Torino, la città-madre dell’unità nazionale nella quale l’italiano ha vissuto, per molti secoli, in una convivenza spesso precaria o addirittura nettamente conflittuale con il francese. Le vicende linguistiche della città, ripercorse da Claudio Marazzini, riportano alla natura "anfibia" di cui parlava (con fastidio) Vittorio Alfieri, ma disegnando un paesaggio meno molesto di quello evocato dall’intemperante astigiano. Città anfibia, sì, tanto che si resta ancora in dubbio sull’opportunità di assegnare alla storia linguistica italiana (e non a quella francese) i venerandi Sermoni subalpini, cioè il più antico documento linguistico volgare di quell’area (siamo intorno al 1200, forse dalle parti di Vercelli: ma l’amanuense potrebbe venire dall’altro versante delle Alpi).

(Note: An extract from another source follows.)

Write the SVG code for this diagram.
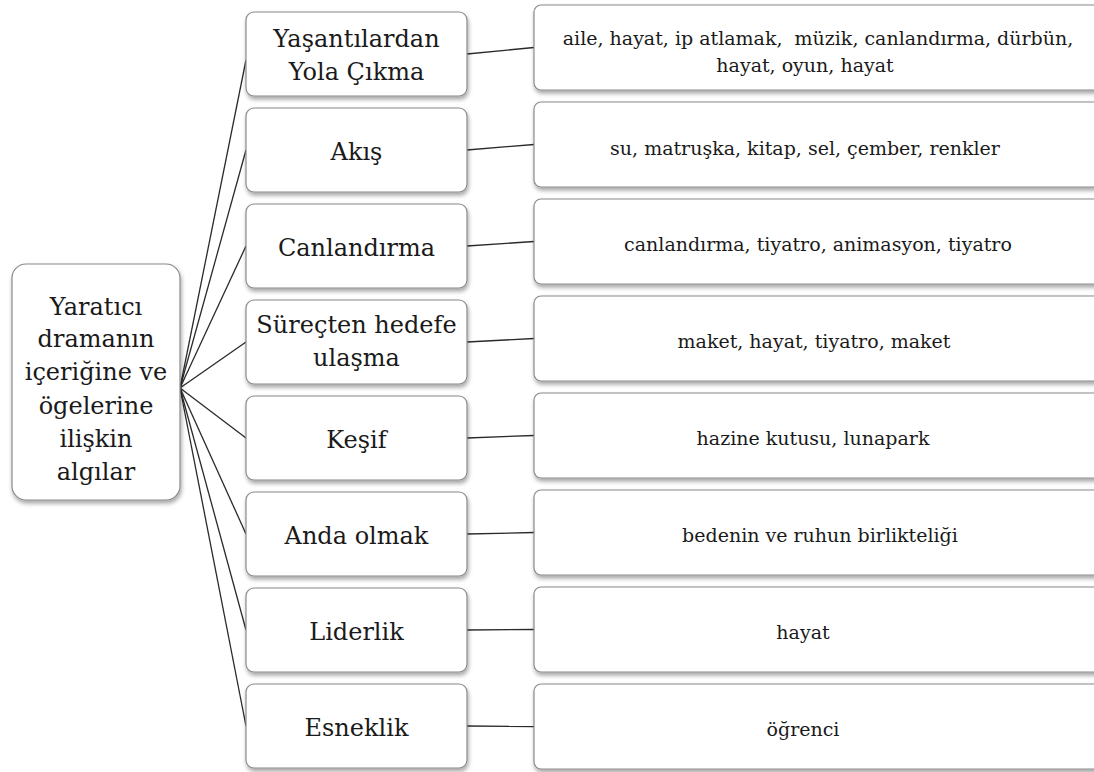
<svg xmlns="http://www.w3.org/2000/svg" width="1094" height="772" viewBox="0 0 1094 772">
<defs>
<filter id="sh" x="-5%" y="-10%" width="115%" height="130%">
<feDropShadow dx="1" dy="3" stdDeviation="2" flood-color="#000" flood-opacity="0.35"/>
</filter>
<style>
.box{fill:#fff;stroke:#8a8a8a;stroke-width:1.2;filter:url(#sh)}
.t{font-family:"DejaVu Serif","Liberation Serif",serif;fill:#1a1a1a;text-anchor:middle}
.m{font-size:24px}
.r{font-size:19px}
.c line{stroke:#2a2a2a;stroke-width:1.3}
</style>
</defs>
<rect width="1094" height="772" fill="#fff"/>
<g class="c">
<line x1="180" y1="388" x2="246" y2="60"/>
<line x1="180" y1="388" x2="246" y2="150"/>
<line x1="180" y1="388" x2="246" y2="246"/>
<line x1="180" y1="388" x2="246" y2="342"/>
<line x1="180" y1="388" x2="246" y2="438"/>
<line x1="180" y1="388" x2="246" y2="534"/>
<line x1="180" y1="388" x2="246" y2="630"/>
<line x1="180" y1="388" x2="246" y2="726"/>
<line x1="467" y1="54" x2="534" y2="47.5"/>
<line x1="467" y1="150" x2="534" y2="144.5"/>
<line x1="467" y1="246" x2="534" y2="241.5"/>
<line x1="467" y1="342" x2="534" y2="338.5"/>
<line x1="467" y1="438" x2="534" y2="435.5"/>
<line x1="467" y1="534" x2="534" y2="532.5"/>
<line x1="467" y1="630" x2="534" y2="629.5"/>
<line x1="467" y1="726" x2="534" y2="726.5"/>
</g>
<g id="root">
<rect class="box" x="12" y="264" width="168" height="236" rx="14"/>
<text class="t m"><tspan x="96" y="315">Yaratıcı</tspan><tspan x="96" y="347">dramanın</tspan><tspan x="96" y="380">içeriğine ve</tspan><tspan x="96" y="414">ögelerine</tspan><tspan x="96" y="447">ilişkin</tspan><tspan x="96" y="480">algılar</tspan></text>
</g>
<g id="n1"><rect class="box" x="246" y="12" width="221" height="84" rx="8"/><text class="t m"><tspan x="356.5" y="47">Yaşantılardan</tspan><tspan x="356.5" y="80">Yola Çıkma</tspan></text></g>
<g id="n2"><rect class="box" x="246" y="108" width="221" height="84" rx="8"/><text class="t m" x="356.5" y="160">Akış</text></g>
<g id="n3"><rect class="box" x="246" y="204" width="221" height="84" rx="8"/><text class="t m" x="356.5" y="256">Canlandırma</text></g>
<g id="n4"><rect class="box" x="246" y="300" width="221" height="84" rx="8"/><text class="t m"><tspan x="356.5" y="333">Süreçten hedefe</tspan><tspan x="356.5" y="366">ulaşma</tspan></text></g>
<g id="n5"><rect class="box" x="246" y="396" width="221" height="84" rx="8"/><text class="t m" x="356.5" y="448">Keşif</text></g>
<g id="n6"><rect class="box" x="246" y="492" width="221" height="84" rx="8"/><text class="t m" x="356.5" y="544">Anda olmak</text></g>
<g id="n7"><rect class="box" x="246" y="588" width="221" height="84" rx="8"/><text class="t m" x="356.5" y="640">Liderlik</text></g>
<g id="n8"><rect class="box" x="246" y="684" width="221" height="84" rx="8"/><text class="t m" x="356.5" y="736">Esneklik</text></g>
<g id="r1"><rect class="box" x="534" y="5" width="572" height="85" rx="7"/><text class="t r" xml:space="preserve"><tspan x="818" y="45">aile, hayat, ip atlamak,  müzik, canlandırma, dürbün,</tspan></text><text class="t r" x="805" y="72">hayat, oyun, hayat</text></g>
<g id="r2"><rect class="box" x="534" y="102" width="572" height="85" rx="7"/><text class="t r" x="805" y="155">su, matruşka, kitap, sel, çember, renkler</text></g>
<g id="r3"><rect class="box" x="534" y="199" width="572" height="85" rx="7"/><text class="t r" x="818" y="251">canlandırma, tiyatro, animasyon, tiyatro</text></g>
<g id="r4"><rect class="box" x="534" y="296" width="572" height="85" rx="7"/><text class="t r" x="814" y="348">maket, hayat, tiyatro, maket</text></g>
<g id="r5"><rect class="box" x="534" y="393" width="572" height="85" rx="7"/><text class="t r" x="813" y="445">hazine kutusu, lunapark</text></g>
<g id="r6"><rect class="box" x="534" y="490" width="572" height="85" rx="7"/><text class="t r" x="820" y="542">bedenin ve ruhun birlikteliği</text></g>
<g id="r7"><rect class="box" x="534" y="587" width="572" height="85" rx="7"/><text class="t r" x="803" y="639">hayat</text></g>
<g id="r8"><rect class="box" x="534" y="684" width="572" height="85" rx="7"/><text class="t r" x="803" y="736">öğrenci</text></g>
</svg>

Nessun dubbio, d’altra parte, lasciano le politiche risolutamente favorevoli all’italianizzazione linguistica dello Stato sabaudo intraprese, ben prima dell’unità d’Italia, da quell’Emanuele Filiberto che rivolgendo la barra della dinastia verso la valle del Po, poneva le premesse di una piena integrazione tra Piemonte e Italia: a lui si deve, nella seconda metà del Cinquecento, l’introduzione del volgare nei tribunali piemontesi.
Milano, la capitale morale che, come tutte le città italiane votate al commercio e al negozio, alimenta fin dal basso Medioevo una piena vitalità del volgare: meno copiosamente attestato, a dire il vero, che per altri municipii padani (colpisce, ed è forse destinata ad attenuarsi in progresso di tempo, la povertà di testimonianze superstiti di testi pratici dell’antica Milano "comunale"), ma autorevolmente rappresentato dalle opere di Bonvesin dela Riva, primo di una lunga serie di scrittori in milanese che si prolungherà fino ai nostri giorni, passando attraverso altri monumenti della letteratura italiana - quindi regionale - , come Porta o Balestrieri. Nel ricostruirne con mano sicura le vicende, Silvia Morgana non manca di tener d’occhio anche il magma delle scritture private, delle lettere e dei documenti che tracciano la storia di una Milano sospesa, ancora ai tempi di Manzoni, tra insegnamento dell’italiano e pratica quotidiana della conversazione in un dialetto progressivamente eroso dall’affermazione della lingua comune.
Ben diverso il paesaggio storico-linguistico di Napoli, le cui linee sono disegnate da Nicola De Blasi con attenzione vie più intensa quanto più ci si avvicina nel tempo alla città di oggi. È scelta non casuale, e anzi funzionale a un esplicito movente culturale: quello, cioè, di scacciare con ogni cura il pregiudizio per cui la lingua municipale è un patrimonio consegnato alla pietosa cura degli storici, ma ormai completamente trascorso, o al massimo sopravvissuto in forma residuale e folkloristica. Se ciò può essere almeno in parte vero per altri centri e per altri contesti, non lo è certamente per la Napoli di cui De Blasi restituisce, con professionale nitidezza, la peculiare articolazione linguistica anche odierna: all’alternativa isterica tra deprecazione della morte del dialetto e esaltazione di una presunta e recente "rivincita" dialettale, la situazione napoletana oppone il sereno equilibrio di una inesausta vitalità.
Attraversando questi volumetti (li si potrebbe chiamare "guide", per l’interesse a suo modo turistico che suscitano), un’impressione non abbandona mai il lettore, e promette di seguirlo anche nelle successive tappe del viaggio, previste a Palermo e a Firenze: l’impressione, cioè, che le grandi storie linguistiche municipali italiane abbiano una singolare ricchezza che ne giustifica appieno la considerazione come vicende autonome, ma insieme ne fa risaltare il cruciale contributo offerto alla vicenda complessiva dell’italiano. Storie di dialetti (nel senso appunto di varietà locali), questi volumi sono insomma anche le storie della lingua nazionale che da quei dialetti e da quelle singole culture trae continuo alimento. Con utile sorpresa sia per chi volle l’italiano confinato a Firenze, sia per chi continua a cercarlo solo tra le carte dei poeti anziché sulla carta geografica.